Skip every picture, and extract verbatim the lines from the line containing "Convert this chart to Plotly code." to the line containing "L, R, T, B = 125, 785, 84, 527", both lines included.

▶ RECORDS PROVIDED
>>>

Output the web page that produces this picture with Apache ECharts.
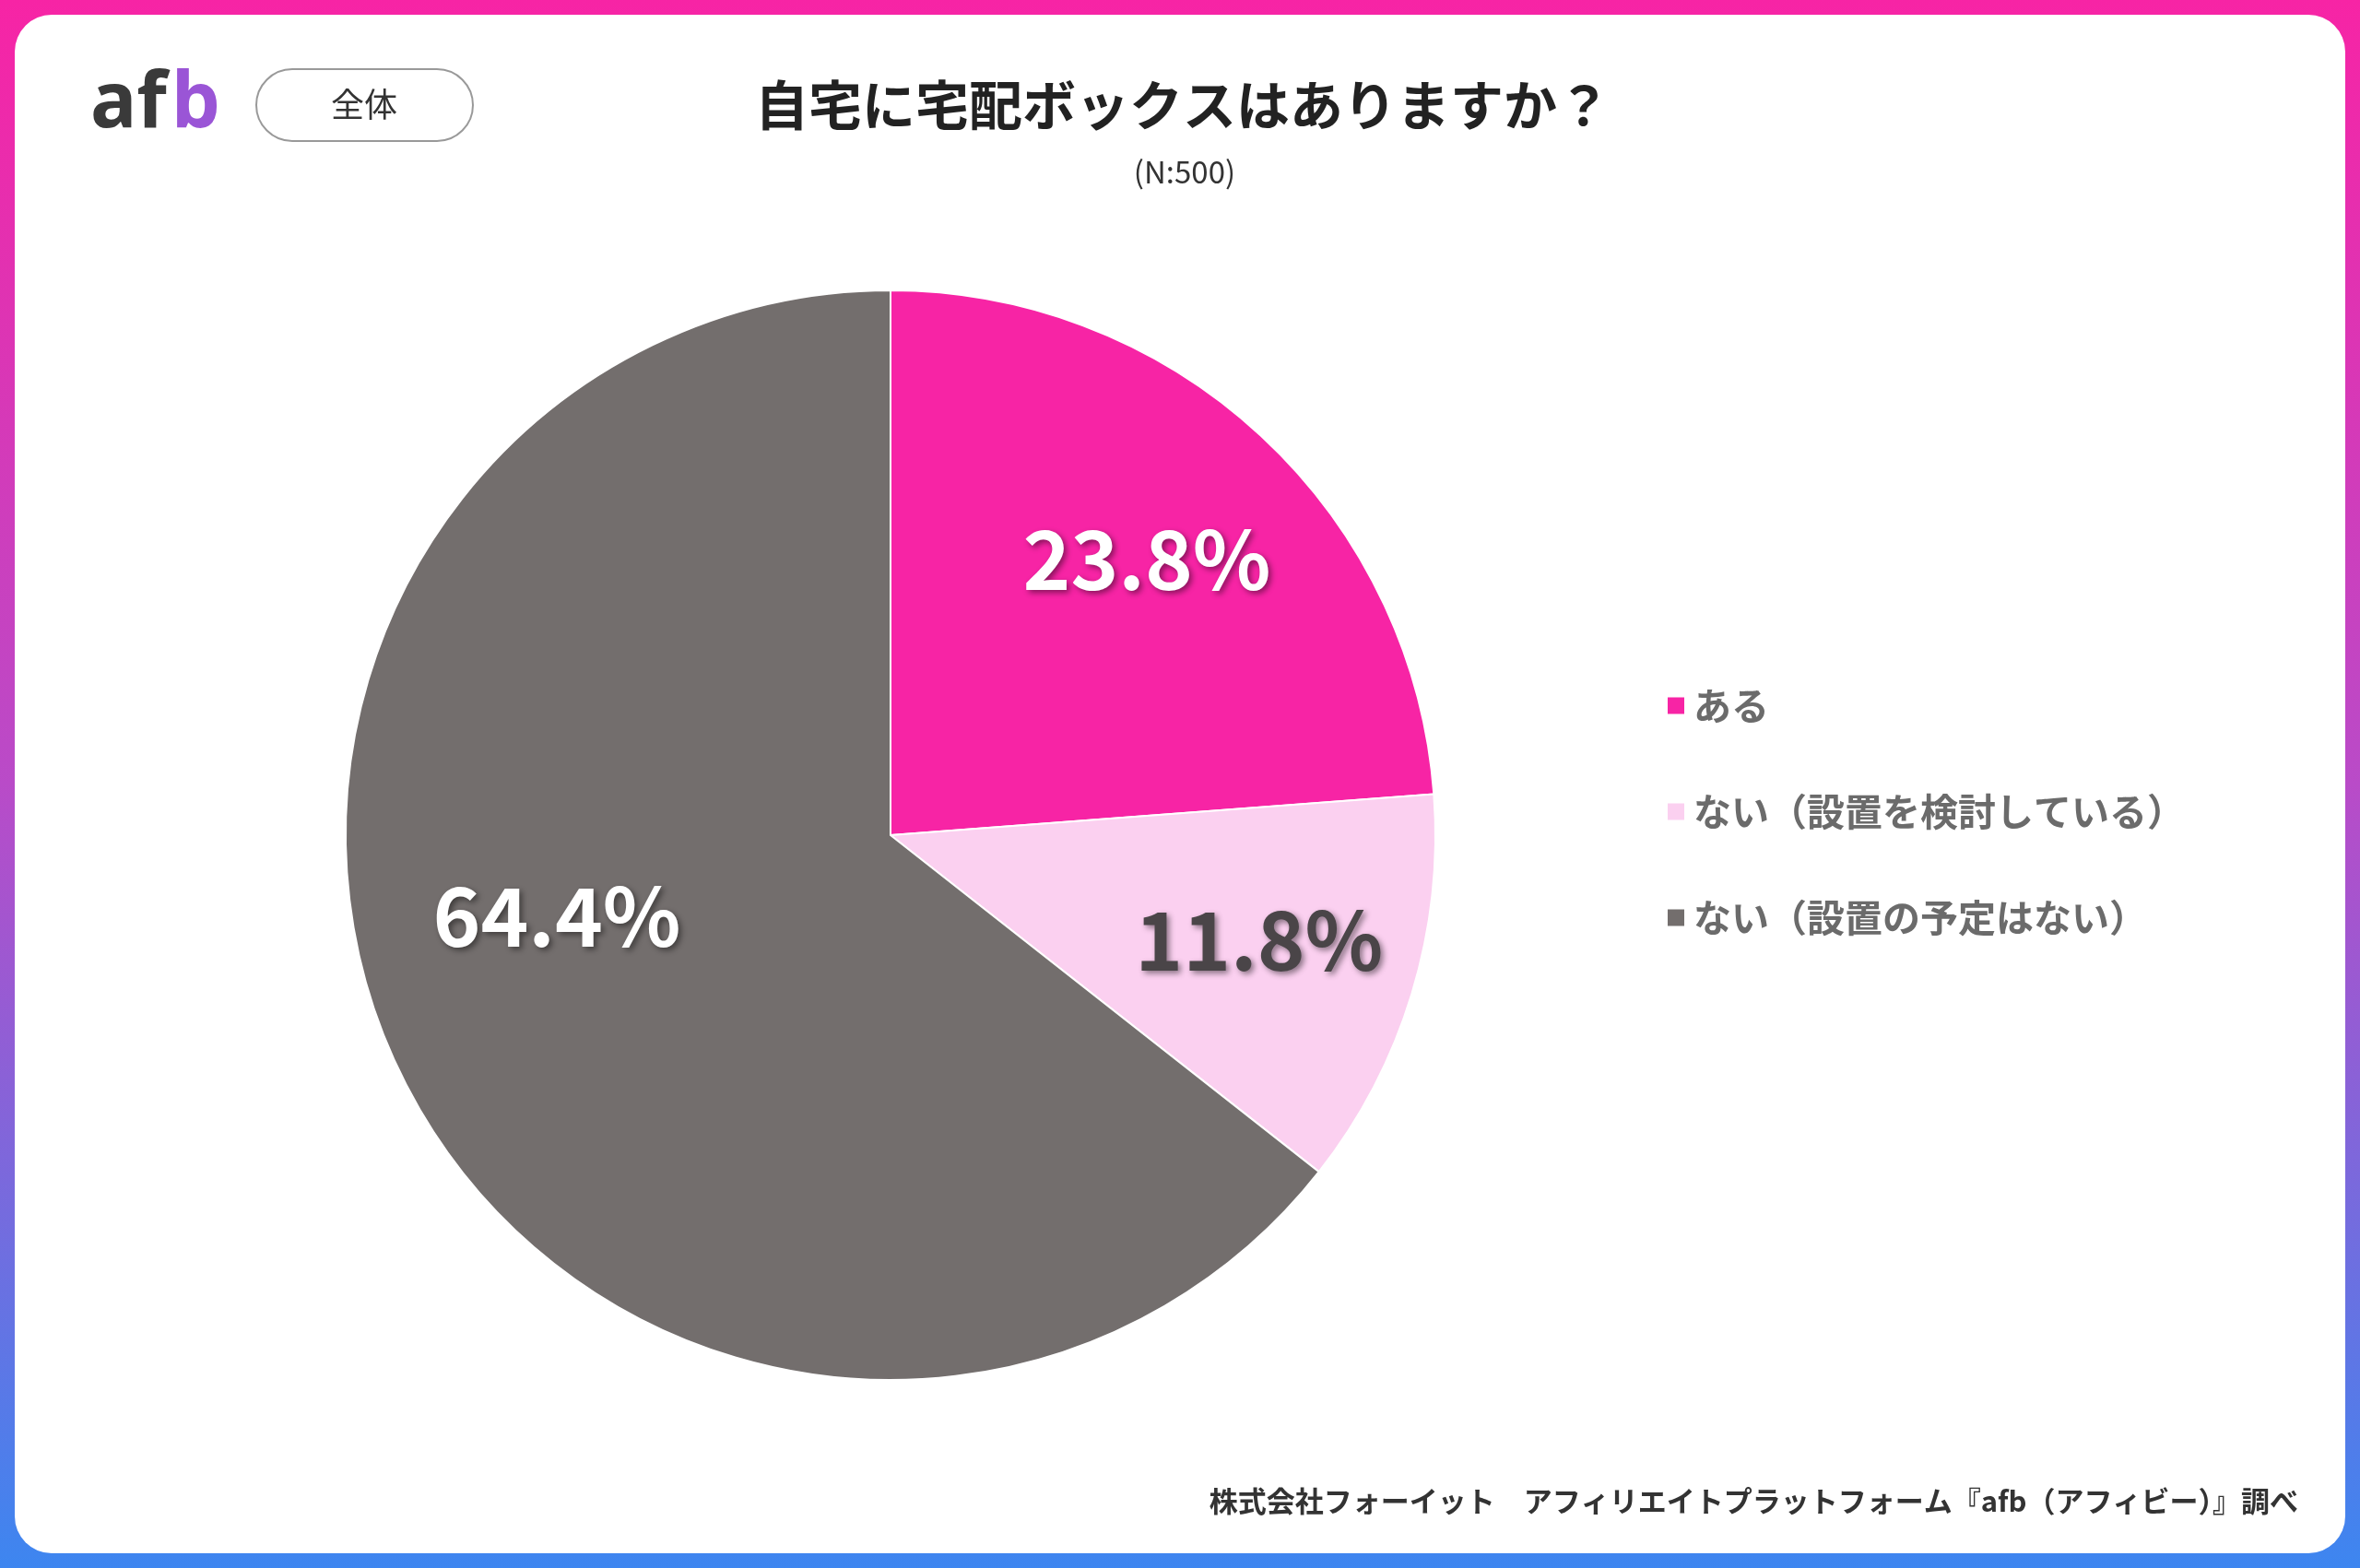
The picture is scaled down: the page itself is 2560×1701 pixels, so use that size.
<!DOCTYPE html>
<html><head><meta charset="utf-8">
<script src="https://cdn.jsdelivr.net/npm/echarts@6/dist/echarts.min.js"></script>
<style>
html,body{margin:0;padding:0;width:2560px;height:1701px;overflow:hidden;}
body{background:linear-gradient(180deg,#F724A5 0%,#B94BC8 50%,#3D86F0 100%);}
#frame{position:absolute;left:16px;top:16px;width:2528px;height:1669px;background:#fff;border-radius:40px;overflow:hidden;}
#chart{position:absolute;left:-16px;top:-16px;width:2560px;height:1701px;}
</style></head><body>
<div id="frame"><div id="chart"></div></div>
<script>
const categories = ['ある', 'ない（設置を検討している）', 'ない（設置の予定はない）'];
const values = [23.8, 11.8, 64.4];
const colors = ['#F724A5', '#FBD0F0', '#736E6D'];
const labelColors = ['#ffffff', '#4a4548', '#ffffff'];
const title = '自宅に宅配ボックスはありますか？';
const subtitle = '(N:500)';
const badge = '全体';
const footer = '株式会社フォーイット　アフィリエイトプラットフォーム『afb（アフィビー）』調べ';
const F = '"Noto Sans CJK JP","Noto Sans",sans-serif';
const chart = echarts.init(document.getElementById('chart'));
const cx = 966, cy = 906, k = [1.37, 1.4, 1.27];
const nudge = [[0, 0], [0, -8], [-21, -78]];
chart.setOption({
  animation: false,
  title: [
    {text: title, left: 1278, top: 80, textAlign: 'center', textStyle: {fontFamily: F, fontSize: 58, fontWeight: 'bold', color: '#222'}},
    {text: subtitle, left: 1280, top: 165, textAlign: 'center', textStyle: {fontFamily: F, fontSize: 33, fontWeight: 'normal', color: '#333'}},
    {text: footer, right: 62, top: 1608, textStyle: {fontFamily: F, fontSize: 31, fontWeight: 'bold', color: '#333'}}
  ],
  legend: {
    orient: 'vertical', left: 1802, top: 740, itemGap: 74, itemWidth: 20, itemHeight: 20, icon: 'rect',
    textStyle: {fontFamily: F, fontSize: 41, fontWeight: 'bold', color: '#6b6b6b', padding: [0, 0, 0, 4]}
  },
  graphic: [
    {type: 'text', x: 98, y: 114, style: {text: 'af', font: 'bold 84px "Noto Sans"', fill: '#3a3a3a', verticalAlign: 'middle'}},
    {type: 'text', x: 186, y: 114, style: {text: 'b', font: 'bold 84px "Noto Sans"', verticalAlign: 'middle', fill: '#9A55D6'}},
    {type: 'rect', x: 278, y: 75, shape: {width: 235, height: 78, r: 39}, style: {fill: '#fff', stroke: '#999', lineWidth: 2}},
    {type: 'text', x: 395, y: 113, style: {text: badge, font: '36px "Noto Sans CJK JP"', fill: '#333', align: 'center', verticalAlign: 'middle'}}
  ],
  series: [{
    type: 'pie', center: [cx, cy], radius: [0, 591], startAngle: 90, clockwise: true,
    color: colors, legendHoverLink: false,
    itemStyle: {borderColor: '#fff', borderWidth: 2},
    label: {position: 'inside', formatter: '{c}%', fontFamily: F, fontSize: 88, fontWeight: 'bold',
      textShadowColor: 'rgba(0,0,0,0.45)', textShadowBlur: 6, textShadowOffsetX: 3, textShadowOffsetY: 3},
    labelLayout: function (p) {
      const r = p.labelRect, i = p.dataIndex;
      const mx = r.x + r.width / 2, my = r.y + r.height / 2;
      return {x: cx + (mx - cx) * k[i] + nudge[i][0], y: cy + (my - cy) * k[i] + nudge[i][1]};
    },
    data: categories.map((c, i) => ({name: c, value: values[i], label: {color: labelColors[i]}}))
  }]
});
</script></body></html>
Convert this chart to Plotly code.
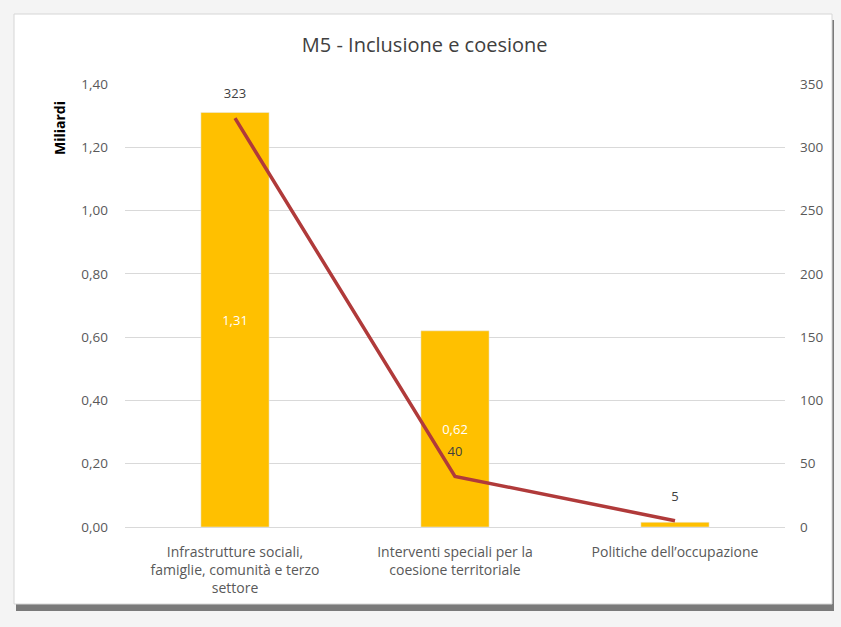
import plotly.graph_objects as go

categories = [
    "Infrastrutture sociali,<br>famiglie, comunità e terzo<br>settore",
    "Interventi speciali per la<br>coesione territoriale",
    "Politiche dell’occupazione",
]
miliardi = [1.31, 0.62, 0.015]
bar_labels = ["1,31", "0,62", ""]
progetti = [323, 40, 5]
line_labels = ["323", "40", "5"]

W, H = 841, 627
L, R, T, B = 125, 785, 84, 527

def px(x):
    return (x - L) / (R - L)

def py(y):
    return (B - y) / (B - T)

fig = go.Figure()
fig.add_trace(go.Bar(
    x=categories, y=miliardi, marker_color="#FFC000",
    text=bar_labels, textposition="inside", insidetextanchor="middle",
    textfont=dict(color="white", size=13, family="Open Sans"),
    width=0.31, yaxis="y", cliponaxis=False,
))
fig.add_trace(go.Scatter(
    x=categories, y=progetti, mode="lines+text", yaxis="y2",
    line=dict(color="#B03A3A", width=3.5),
    text=[t + "<br> " for t in line_labels], textposition="top center",
    textfont=dict(color="#404040", size=13, family="Open Sans"),
    cliponaxis=False,
))

tickfont = dict(color="#595959", size=13.5, family="Open Sans")
fig.update_layout(
    width=W, height=H,
    margin=dict(l=L, r=W - R, t=T, b=H - B),
    paper_bgcolor="#f4f4f4",
    plot_bgcolor="rgba(0,0,0,0)",
    showlegend=False,
    separators=",.",
    bargap=0.69,
    xaxis=dict(tickfont=dict(color="#595959", size=14, family="Open Sans"),
               showgrid=False, showline=True,
               linecolor="#d9d9d9", ticks="", tickangle=0, ticklabelstandoff=12),
    yaxis=dict(range=[0, 1.4], dtick=0.2, tickformat=".2f", tickfont=tickfont,
               gridcolor="#d9d9d9", zeroline=False, ticks="", ticklen=0,
               ticklabelstandoff=16),
    yaxis2=dict(range=[0, 350], dtick=50, overlaying="y", side="right",
                tickfont=tickfont, showgrid=False, zeroline=False,
                ticklabelstandoff=14),
    title=dict(text="M5 - Inclusione e coesione", x=0.505, xanchor="center",
               y=1 - 45 / H, yanchor="middle",
               font=dict(size=20, color="#404040", family="Open Sans")),
    shapes=[
        dict(type="rect", xref="paper", yref="paper",
             x0=px(16), x1=px(834), y0=py(611), y1=py(20),
             fillcolor="#7a7a7a", line=dict(width=0), layer="below"),
        dict(type="rect", xref="paper", yref="paper",
             x0=px(14), x1=px(832), y0=py(604), y1=py(14),
             fillcolor="white", line=dict(color="#d6d6d6", width=1), layer="below"),
    ],
    annotations=[
        dict(text="<b>Miliardi</b>", xref="paper", yref="paper",
             x=px(60), y=py(128), textangle=-90, showarrow=False,
             font=dict(size=14, color="#000000", family="Open Sans"),
             xanchor="center", yanchor="middle"),
    ],
)

fig.write_html("out.html", config={"displayModeBar": False},
               post_script="document.body.style.margin='0';document.body.style.padding='0';")
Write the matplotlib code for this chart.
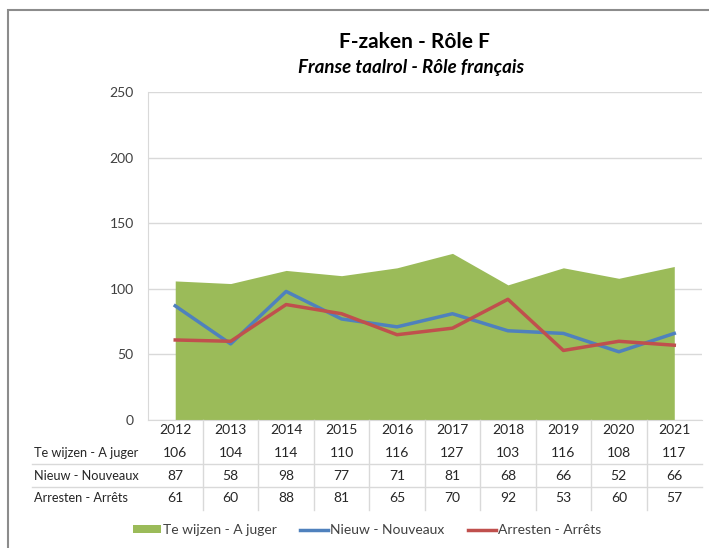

<<<

▶ COMPLETE OUTPUT
Convert this chart to Plotly code.
import plotly.graph_objects as go

categories = [
    "Infrastrutture sociali,<br>famiglie, comunità e terzo<br>settore",
    "Interventi speciali per la<br>coesione territoriale",
    "Politiche dell’occupazione",
]
miliardi = [1.31, 0.62, 0.015]
bar_labels = ["1,31", "0,62", ""]
progetti = [323, 40, 5]
line_labels = ["323", "40", "5"]

W, H = 841, 627
L, R, T, B = 125, 785, 84, 527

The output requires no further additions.